# Tricky word problem

• Jul 11th 2007, 03:42 PM
OnMyWayToBeAMathProffesor
Tricky word problem
i am stuck on these 2 problems, any help would be appreciated!

1.If 5 times the square of an integer is decreased by 32 times the number the result is 21. Find the number.

2.the sum of the squares of two positive consecutive integers is 113. Find the numbers.

thanxs!
• Jul 11th 2007, 03:48 PM
Plato
Quote:

Originally Posted by OnMyWayToBeAMathProffesor
1.If 5 times the square of an integer is decreased by 32 times the number the result is 21. Find the number.

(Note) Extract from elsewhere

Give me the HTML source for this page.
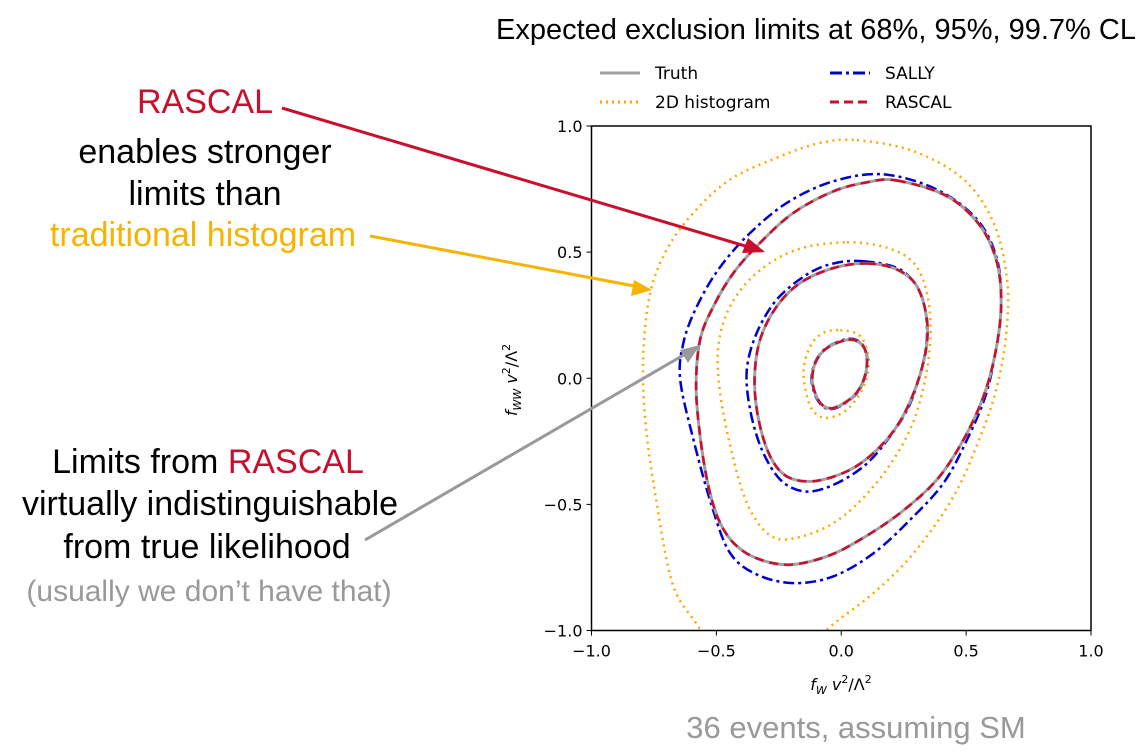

2.the sum of the squares of two positive consecutive integers is 113. Find the numbers.

1. $\displaystyle 5n^2 - 32n = 21$

2.$\displaystyle n^2 + \left( {n + 1} \right)^2 = 113$
• Jul 11th 2007, 03:52 PM
OnMyWayToBeAMathProffesor
thanxs
thanks for the formulas but how do i solve them?
• Jul 11th 2007, 03:56 PM
Plato
Quote:

Originally Posted by OnMyWayToBeAMathProffesor
thanks for the formulas but how do i solve them?

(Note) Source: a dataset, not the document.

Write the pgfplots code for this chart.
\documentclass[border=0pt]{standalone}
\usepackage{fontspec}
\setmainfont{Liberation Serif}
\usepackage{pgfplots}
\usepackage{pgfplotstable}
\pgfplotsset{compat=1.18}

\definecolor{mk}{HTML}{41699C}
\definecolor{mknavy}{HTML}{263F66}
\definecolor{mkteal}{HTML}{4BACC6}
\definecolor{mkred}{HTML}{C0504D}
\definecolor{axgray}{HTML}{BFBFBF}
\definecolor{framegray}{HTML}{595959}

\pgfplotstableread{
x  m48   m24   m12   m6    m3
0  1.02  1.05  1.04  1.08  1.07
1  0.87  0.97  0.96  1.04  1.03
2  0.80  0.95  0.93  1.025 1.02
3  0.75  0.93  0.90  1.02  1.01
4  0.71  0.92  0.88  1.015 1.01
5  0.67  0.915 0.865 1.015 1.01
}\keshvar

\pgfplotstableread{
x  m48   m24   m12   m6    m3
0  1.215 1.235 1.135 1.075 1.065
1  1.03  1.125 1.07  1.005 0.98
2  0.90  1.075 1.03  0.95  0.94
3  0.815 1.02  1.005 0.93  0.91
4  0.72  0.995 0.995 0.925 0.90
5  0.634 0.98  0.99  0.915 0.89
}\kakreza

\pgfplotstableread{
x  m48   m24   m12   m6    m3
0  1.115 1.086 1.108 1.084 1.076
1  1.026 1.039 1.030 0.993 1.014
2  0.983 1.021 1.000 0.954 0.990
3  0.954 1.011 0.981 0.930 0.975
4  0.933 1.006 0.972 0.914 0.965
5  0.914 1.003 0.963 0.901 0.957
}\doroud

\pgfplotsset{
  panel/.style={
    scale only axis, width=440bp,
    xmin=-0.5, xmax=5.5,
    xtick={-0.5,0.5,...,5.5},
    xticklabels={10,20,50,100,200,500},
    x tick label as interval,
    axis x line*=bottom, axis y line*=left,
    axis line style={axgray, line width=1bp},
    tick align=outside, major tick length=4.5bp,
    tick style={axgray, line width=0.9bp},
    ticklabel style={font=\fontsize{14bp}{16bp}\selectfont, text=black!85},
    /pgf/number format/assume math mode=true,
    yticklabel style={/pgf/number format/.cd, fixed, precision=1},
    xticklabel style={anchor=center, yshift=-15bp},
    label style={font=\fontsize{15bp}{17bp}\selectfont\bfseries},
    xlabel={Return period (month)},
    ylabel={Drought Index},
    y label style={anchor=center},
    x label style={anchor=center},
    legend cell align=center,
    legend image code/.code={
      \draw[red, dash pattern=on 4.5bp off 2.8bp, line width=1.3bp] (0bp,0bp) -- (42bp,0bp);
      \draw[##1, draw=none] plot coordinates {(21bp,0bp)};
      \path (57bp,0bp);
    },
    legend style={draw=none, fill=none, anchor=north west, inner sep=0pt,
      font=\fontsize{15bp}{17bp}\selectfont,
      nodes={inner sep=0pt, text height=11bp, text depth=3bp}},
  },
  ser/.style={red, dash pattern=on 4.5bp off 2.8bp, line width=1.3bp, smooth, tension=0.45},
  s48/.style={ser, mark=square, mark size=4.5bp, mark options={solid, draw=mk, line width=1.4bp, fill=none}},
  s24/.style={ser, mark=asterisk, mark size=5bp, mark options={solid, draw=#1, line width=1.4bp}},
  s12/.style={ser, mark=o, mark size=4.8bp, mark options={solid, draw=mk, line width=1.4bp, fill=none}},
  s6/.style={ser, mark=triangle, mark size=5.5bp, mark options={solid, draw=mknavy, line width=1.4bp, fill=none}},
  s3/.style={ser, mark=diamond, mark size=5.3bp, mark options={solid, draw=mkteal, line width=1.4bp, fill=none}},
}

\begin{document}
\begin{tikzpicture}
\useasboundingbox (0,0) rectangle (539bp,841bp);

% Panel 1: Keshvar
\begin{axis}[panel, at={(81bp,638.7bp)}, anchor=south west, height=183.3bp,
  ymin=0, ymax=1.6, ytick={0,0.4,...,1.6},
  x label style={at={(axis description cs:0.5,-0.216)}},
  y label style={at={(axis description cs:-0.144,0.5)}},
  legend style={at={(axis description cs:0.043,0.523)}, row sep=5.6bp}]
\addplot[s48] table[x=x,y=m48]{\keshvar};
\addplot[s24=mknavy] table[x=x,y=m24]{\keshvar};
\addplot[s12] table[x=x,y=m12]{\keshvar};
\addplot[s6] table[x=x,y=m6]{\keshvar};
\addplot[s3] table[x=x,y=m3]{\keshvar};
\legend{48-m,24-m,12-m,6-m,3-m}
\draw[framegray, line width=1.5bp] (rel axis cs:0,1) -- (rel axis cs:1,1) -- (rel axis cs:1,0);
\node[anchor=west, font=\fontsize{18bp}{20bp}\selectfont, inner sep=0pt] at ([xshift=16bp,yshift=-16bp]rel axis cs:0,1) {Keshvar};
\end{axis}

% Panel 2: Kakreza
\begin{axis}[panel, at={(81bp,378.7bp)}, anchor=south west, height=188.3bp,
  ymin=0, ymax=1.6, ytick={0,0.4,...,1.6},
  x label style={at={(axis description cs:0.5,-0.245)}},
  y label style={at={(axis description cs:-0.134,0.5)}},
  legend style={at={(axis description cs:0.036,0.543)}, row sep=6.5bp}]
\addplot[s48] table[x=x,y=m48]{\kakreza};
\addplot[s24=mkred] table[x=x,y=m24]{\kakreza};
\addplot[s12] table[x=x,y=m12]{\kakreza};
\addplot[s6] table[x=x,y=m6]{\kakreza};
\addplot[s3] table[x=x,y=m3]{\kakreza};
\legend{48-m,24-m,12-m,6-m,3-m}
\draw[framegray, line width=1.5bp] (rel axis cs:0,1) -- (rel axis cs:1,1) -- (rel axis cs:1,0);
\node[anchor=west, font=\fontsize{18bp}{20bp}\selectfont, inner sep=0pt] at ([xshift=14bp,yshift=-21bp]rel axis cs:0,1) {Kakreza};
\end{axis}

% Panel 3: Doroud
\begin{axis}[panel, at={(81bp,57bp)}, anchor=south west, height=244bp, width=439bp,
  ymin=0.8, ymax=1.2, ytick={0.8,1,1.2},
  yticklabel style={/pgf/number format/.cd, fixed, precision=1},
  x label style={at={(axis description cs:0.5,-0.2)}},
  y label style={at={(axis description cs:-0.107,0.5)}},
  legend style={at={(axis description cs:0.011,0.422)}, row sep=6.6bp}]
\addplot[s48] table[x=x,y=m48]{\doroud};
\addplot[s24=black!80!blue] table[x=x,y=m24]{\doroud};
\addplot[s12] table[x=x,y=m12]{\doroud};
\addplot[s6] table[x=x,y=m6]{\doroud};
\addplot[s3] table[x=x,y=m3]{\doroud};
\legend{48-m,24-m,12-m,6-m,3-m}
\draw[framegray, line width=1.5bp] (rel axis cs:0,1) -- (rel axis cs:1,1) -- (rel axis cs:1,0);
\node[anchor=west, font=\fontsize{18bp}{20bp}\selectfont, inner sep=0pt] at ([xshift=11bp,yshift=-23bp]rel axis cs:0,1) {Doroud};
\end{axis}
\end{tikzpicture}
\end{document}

And you are on the way to being a mathematics professor??????
• Jul 11th 2007, 03:57 PM
OnMyWayToBeAMathProffesor
someday, but right now i need help, thank you
• Jul 11th 2007, 04:40 PM
Jhevon
Quote:

Originally Posted by OnMyWayToBeAMathProffesor
someday, but right now i need help, thank you

Quote:

Originally Posted by Plato
1. $\displaystyle 5n^2 - 32n = 21$

2.$\displaystyle n^2 + \left( {n + 1} \right)^2 = 113$

Here are some hints.

Get all the terms on one side and make sure everything is expanded fully. the first equation becomes:

$\displaystyle 5n^2 - 32n - 21 = 0$

the second equation becomes:

$\displaystyle 2n^2 + 2n - 112 = 0$

These forms should look familiar, they are quadratic equations. we are expecting integer solutions so you should be able to factor, but if you are lazy, you can use the quadratic formula

Can you take it from here?
• Jul 11th 2007, 05:49 PM
OnMyWayToBeAMathProffesor
thanxs
thank you very much, you have helped a lot. also i think factoring is easier than the quadratic formula. Also i thank Plato for the formulas.